··· Information supplied ···

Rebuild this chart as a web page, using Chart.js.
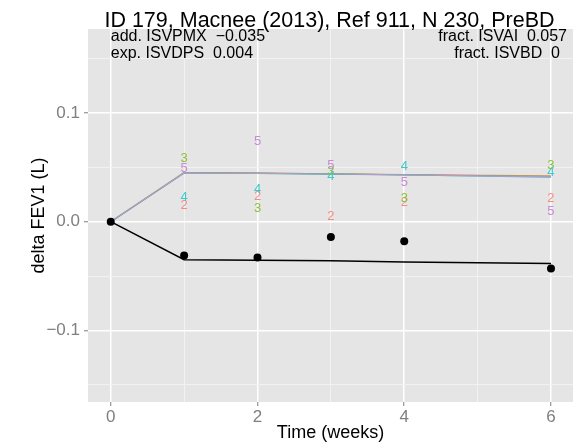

···
··· Information supplied ···

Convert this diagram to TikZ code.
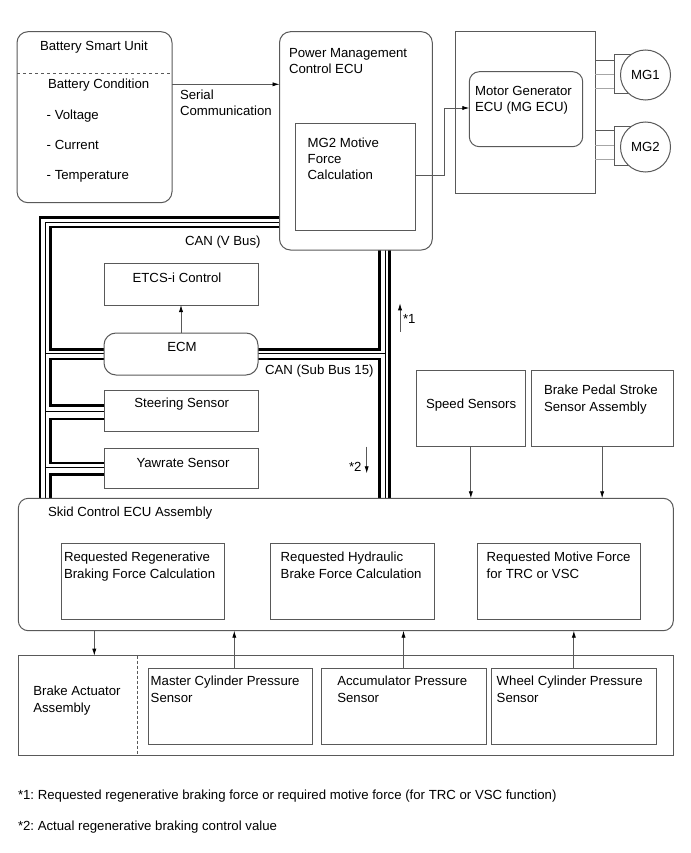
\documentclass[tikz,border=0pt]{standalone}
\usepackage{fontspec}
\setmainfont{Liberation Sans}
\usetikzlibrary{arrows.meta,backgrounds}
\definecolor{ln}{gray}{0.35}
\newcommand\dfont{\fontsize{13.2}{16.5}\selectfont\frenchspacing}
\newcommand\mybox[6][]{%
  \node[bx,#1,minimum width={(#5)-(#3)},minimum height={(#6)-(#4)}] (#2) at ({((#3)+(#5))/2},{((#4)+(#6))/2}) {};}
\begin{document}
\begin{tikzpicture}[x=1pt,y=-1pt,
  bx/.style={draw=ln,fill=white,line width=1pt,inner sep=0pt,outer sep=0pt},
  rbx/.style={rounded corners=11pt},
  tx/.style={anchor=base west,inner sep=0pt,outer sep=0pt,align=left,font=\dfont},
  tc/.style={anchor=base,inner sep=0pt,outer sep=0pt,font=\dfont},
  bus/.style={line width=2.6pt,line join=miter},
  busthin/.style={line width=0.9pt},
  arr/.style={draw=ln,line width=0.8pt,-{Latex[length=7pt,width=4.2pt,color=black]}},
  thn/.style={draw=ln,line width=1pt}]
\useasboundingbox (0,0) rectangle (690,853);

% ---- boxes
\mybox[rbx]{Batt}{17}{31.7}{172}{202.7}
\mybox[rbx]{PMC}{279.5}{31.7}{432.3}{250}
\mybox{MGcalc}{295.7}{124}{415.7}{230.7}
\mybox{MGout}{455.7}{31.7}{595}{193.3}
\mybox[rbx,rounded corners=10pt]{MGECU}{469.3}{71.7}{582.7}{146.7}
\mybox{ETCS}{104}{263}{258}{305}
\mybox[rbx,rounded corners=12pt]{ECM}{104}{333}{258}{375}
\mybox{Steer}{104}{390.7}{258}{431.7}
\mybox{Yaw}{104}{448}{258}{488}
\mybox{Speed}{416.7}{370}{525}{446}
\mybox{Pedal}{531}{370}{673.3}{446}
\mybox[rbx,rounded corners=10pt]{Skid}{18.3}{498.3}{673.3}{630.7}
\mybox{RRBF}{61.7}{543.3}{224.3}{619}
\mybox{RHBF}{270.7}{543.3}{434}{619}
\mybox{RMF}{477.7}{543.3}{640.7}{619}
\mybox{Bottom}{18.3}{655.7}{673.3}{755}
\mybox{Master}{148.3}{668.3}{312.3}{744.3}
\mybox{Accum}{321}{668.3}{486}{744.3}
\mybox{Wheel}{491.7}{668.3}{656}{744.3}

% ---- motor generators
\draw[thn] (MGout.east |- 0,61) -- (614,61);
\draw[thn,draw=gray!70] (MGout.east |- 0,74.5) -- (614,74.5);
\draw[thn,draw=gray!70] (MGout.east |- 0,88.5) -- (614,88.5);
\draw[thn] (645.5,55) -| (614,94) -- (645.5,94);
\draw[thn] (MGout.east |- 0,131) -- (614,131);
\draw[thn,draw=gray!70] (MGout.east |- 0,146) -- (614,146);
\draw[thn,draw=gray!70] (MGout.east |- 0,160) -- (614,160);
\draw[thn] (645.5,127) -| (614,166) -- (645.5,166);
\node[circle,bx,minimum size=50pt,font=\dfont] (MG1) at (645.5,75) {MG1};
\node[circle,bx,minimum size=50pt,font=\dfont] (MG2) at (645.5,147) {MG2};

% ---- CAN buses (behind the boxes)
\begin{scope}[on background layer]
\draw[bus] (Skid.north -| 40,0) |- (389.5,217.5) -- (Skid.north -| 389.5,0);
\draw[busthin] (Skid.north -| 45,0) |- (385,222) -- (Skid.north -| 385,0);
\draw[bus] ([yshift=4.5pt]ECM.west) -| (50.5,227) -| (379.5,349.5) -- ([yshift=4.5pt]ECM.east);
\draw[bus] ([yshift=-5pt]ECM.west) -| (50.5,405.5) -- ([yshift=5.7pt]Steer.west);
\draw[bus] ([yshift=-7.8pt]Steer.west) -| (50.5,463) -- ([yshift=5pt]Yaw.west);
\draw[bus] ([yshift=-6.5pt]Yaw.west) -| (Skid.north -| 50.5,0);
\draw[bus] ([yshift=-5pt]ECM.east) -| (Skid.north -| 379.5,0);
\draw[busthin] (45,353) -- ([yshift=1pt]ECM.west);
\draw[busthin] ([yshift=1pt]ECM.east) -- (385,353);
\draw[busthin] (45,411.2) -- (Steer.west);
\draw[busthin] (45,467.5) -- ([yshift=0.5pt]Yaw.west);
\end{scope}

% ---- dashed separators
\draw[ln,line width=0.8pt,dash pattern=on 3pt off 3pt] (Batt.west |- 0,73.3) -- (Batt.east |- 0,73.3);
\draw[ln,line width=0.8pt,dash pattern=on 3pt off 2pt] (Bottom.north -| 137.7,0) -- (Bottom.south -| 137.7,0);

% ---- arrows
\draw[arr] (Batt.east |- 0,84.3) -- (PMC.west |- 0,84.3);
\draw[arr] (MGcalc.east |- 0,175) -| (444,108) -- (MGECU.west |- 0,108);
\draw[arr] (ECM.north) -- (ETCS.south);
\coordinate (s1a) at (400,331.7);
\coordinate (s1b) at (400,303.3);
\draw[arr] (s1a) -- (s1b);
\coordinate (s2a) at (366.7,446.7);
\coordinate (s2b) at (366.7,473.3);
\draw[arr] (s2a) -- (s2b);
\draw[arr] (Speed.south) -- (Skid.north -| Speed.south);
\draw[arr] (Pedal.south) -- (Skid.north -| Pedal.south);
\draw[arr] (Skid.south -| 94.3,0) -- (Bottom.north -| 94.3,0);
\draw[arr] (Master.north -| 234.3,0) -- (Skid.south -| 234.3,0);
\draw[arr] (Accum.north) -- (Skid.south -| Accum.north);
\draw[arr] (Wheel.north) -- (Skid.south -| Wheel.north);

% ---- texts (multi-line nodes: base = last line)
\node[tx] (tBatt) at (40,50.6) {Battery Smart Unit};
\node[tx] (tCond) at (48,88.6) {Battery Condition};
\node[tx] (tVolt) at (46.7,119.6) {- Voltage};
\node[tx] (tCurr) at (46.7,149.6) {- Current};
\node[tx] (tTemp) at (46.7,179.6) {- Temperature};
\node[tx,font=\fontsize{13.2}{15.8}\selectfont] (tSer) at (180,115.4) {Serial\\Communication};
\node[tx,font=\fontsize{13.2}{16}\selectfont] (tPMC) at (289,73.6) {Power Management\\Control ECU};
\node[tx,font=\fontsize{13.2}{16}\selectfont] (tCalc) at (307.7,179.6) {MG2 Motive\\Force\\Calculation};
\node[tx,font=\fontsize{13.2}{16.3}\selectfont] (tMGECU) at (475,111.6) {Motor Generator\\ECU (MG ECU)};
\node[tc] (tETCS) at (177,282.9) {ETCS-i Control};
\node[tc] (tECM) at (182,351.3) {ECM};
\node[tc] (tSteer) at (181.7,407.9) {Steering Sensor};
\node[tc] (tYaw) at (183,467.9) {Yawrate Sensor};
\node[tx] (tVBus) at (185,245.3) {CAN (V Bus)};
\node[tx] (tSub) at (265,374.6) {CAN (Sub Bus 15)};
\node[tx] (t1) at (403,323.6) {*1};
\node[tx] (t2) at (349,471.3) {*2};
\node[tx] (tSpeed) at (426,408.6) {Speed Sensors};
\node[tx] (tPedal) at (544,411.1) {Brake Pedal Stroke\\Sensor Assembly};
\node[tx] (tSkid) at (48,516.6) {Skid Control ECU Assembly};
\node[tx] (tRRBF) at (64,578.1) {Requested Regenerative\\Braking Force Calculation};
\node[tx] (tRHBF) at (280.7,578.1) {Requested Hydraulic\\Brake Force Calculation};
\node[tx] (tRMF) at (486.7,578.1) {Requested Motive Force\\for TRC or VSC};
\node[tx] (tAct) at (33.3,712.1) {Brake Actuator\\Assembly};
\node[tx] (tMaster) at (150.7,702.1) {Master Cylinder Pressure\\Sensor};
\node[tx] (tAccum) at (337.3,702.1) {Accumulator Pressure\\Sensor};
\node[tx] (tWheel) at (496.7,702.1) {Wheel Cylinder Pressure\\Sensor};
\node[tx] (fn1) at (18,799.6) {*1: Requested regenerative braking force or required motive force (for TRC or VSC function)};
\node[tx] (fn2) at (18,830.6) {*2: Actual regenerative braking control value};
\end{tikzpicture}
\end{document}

···

*Set task*
Gather up every line in the data above that contains the word "this", copying each one.

*Reply to the exercise*
Rebuild this chart as a web page, using Chart.js.
Convert this diagram to TikZ code.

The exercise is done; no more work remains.